R. G. : C’est difficile à dire, la politique française étant devenue totalement imprédictible. Il y a toujours un effet d’entraînement de la présidentielle. Cela dépendra des gestes d’Emmanuel Macron. Les apparitions télévisées comptent beaucoup. Je pense que si Marine le Pen n’avait pas fait une si mauvaise prestation télévisée, si elle avait été plus tranquille, moins agressive, si elle avait simplement présenté son programme au lieu d’attaquer Macron comme s’il était déjà président, son score aurait été plus élevé. Cela ne l’aurait pas amenée à l’Elysée, certes, mais son score aurait être différent.
La même chose peut valoir pour Emmanuel Macron et le Premier ministre qu’il va nommer assez prochainement. Cela étant, il faut savoir que dans la Ve République, il y a un effet d’entraînement : aux législatives, les gens préfèrent voter comme ils ont voté à la présidentielle. On relève une sorte de cohérence de l’électorat. Cela d’autant plus que, finalement, François Fillon et son électorat n’étaient pas si en retard par rapport à l’électorat d'Emmanuel Macron puisqu’il y avait seulement quatre points d’écart.
On peut estimer que cette élection présidentielle marque la mort d’un très vieux parti français, le Parti socialiste
Je crois donc que l’ambition des dirigeants de l’ancienne UMP, les Républicains, notamment de Nicolas Sarkozy, c’est de maintenir le parti et d’essayer de faire le meilleur score possible aux législatives. Vous avez vu que déjà plusieurs membres des Républicains ont fait des offres de service pour devenir ministres d’Emmanuel Macron.
RT France : Pensez-vous que le Parti socialiste parviendra à obtenir suffisamment de voix aux législatives ?

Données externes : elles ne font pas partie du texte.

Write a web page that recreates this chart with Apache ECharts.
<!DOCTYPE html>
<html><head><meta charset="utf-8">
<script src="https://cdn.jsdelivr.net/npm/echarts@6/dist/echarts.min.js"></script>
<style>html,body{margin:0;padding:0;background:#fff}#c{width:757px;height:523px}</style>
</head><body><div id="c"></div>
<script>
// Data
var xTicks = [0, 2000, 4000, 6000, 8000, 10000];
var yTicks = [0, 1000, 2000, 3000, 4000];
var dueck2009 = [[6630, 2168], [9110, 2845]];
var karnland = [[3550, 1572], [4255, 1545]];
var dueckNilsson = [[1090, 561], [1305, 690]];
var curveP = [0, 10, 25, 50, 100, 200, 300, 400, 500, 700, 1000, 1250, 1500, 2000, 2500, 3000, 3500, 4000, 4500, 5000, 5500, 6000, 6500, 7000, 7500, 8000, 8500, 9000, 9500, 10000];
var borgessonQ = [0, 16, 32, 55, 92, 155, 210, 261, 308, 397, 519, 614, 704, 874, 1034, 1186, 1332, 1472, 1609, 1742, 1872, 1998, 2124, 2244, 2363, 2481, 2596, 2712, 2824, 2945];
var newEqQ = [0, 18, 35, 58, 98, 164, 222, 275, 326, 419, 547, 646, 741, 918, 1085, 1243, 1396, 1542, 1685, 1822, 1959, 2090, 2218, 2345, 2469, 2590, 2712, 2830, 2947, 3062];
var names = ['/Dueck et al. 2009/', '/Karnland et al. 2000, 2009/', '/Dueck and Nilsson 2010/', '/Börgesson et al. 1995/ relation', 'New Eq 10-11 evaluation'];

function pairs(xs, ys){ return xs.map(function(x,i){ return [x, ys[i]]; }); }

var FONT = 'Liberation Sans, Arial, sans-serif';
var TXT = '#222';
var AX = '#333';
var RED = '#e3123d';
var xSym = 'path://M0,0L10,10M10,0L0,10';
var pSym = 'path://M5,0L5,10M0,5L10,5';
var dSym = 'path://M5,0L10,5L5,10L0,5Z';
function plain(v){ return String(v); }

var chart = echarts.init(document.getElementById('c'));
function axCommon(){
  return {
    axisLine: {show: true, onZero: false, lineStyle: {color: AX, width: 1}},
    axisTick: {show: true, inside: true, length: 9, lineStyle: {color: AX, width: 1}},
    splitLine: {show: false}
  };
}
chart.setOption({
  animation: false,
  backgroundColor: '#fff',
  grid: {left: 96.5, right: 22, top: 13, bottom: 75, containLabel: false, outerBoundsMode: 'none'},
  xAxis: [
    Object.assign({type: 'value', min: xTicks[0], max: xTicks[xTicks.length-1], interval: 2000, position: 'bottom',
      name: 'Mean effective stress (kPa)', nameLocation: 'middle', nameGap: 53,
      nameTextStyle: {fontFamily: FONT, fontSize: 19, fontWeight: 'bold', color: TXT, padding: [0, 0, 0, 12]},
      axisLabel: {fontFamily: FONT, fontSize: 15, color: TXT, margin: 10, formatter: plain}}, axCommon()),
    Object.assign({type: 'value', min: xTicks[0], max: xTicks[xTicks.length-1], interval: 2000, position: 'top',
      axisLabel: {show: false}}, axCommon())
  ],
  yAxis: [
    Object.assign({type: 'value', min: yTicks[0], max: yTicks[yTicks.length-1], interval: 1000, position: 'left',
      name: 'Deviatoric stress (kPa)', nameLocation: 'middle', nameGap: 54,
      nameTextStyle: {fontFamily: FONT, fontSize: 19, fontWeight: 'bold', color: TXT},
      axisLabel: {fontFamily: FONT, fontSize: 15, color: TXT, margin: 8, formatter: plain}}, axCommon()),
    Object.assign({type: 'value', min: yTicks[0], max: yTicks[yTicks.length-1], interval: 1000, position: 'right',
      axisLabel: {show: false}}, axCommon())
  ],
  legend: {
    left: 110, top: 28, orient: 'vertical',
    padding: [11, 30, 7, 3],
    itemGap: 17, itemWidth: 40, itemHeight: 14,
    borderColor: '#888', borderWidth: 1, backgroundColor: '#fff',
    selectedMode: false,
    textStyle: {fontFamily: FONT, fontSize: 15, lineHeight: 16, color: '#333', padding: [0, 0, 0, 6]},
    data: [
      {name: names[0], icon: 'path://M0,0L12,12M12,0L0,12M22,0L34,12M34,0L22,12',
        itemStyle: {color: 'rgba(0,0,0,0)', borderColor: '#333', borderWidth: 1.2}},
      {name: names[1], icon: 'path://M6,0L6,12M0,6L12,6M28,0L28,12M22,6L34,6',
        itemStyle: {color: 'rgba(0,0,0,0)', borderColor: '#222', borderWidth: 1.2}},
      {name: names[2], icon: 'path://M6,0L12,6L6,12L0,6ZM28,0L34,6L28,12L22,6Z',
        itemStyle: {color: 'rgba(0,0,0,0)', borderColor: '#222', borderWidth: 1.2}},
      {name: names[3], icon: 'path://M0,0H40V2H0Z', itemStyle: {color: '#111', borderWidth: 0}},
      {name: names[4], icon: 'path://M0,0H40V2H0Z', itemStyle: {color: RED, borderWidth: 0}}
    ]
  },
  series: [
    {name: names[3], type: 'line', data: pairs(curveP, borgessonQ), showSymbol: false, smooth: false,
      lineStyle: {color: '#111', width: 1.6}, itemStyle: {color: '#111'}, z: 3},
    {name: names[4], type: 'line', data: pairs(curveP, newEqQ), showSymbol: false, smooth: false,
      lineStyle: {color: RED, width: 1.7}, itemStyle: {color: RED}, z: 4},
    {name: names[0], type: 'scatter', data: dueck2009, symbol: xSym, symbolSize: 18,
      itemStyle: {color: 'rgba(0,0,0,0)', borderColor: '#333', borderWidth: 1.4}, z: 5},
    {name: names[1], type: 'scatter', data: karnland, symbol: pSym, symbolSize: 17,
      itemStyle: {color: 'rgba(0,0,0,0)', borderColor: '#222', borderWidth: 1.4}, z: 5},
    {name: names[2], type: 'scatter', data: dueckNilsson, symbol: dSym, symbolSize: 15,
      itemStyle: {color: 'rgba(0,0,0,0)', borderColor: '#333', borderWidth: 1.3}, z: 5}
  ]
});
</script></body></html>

R. G. : Je ne suis absolument pas spécialiste du Parti socialiste, il m’est donc très difficile de vous répondre. Je pense qu’il se trouve dans un état extrêmement grave, son candidat a recueilli 6% des voix lors du premier tour, ce qui est bien faible. On peut estimer – sauf erreur d’analyse de ma part et abstraction faite d’éventuelles surprises – que cette élection présidentielle marque la mort d’un très vieux parti français, le Parti socialiste.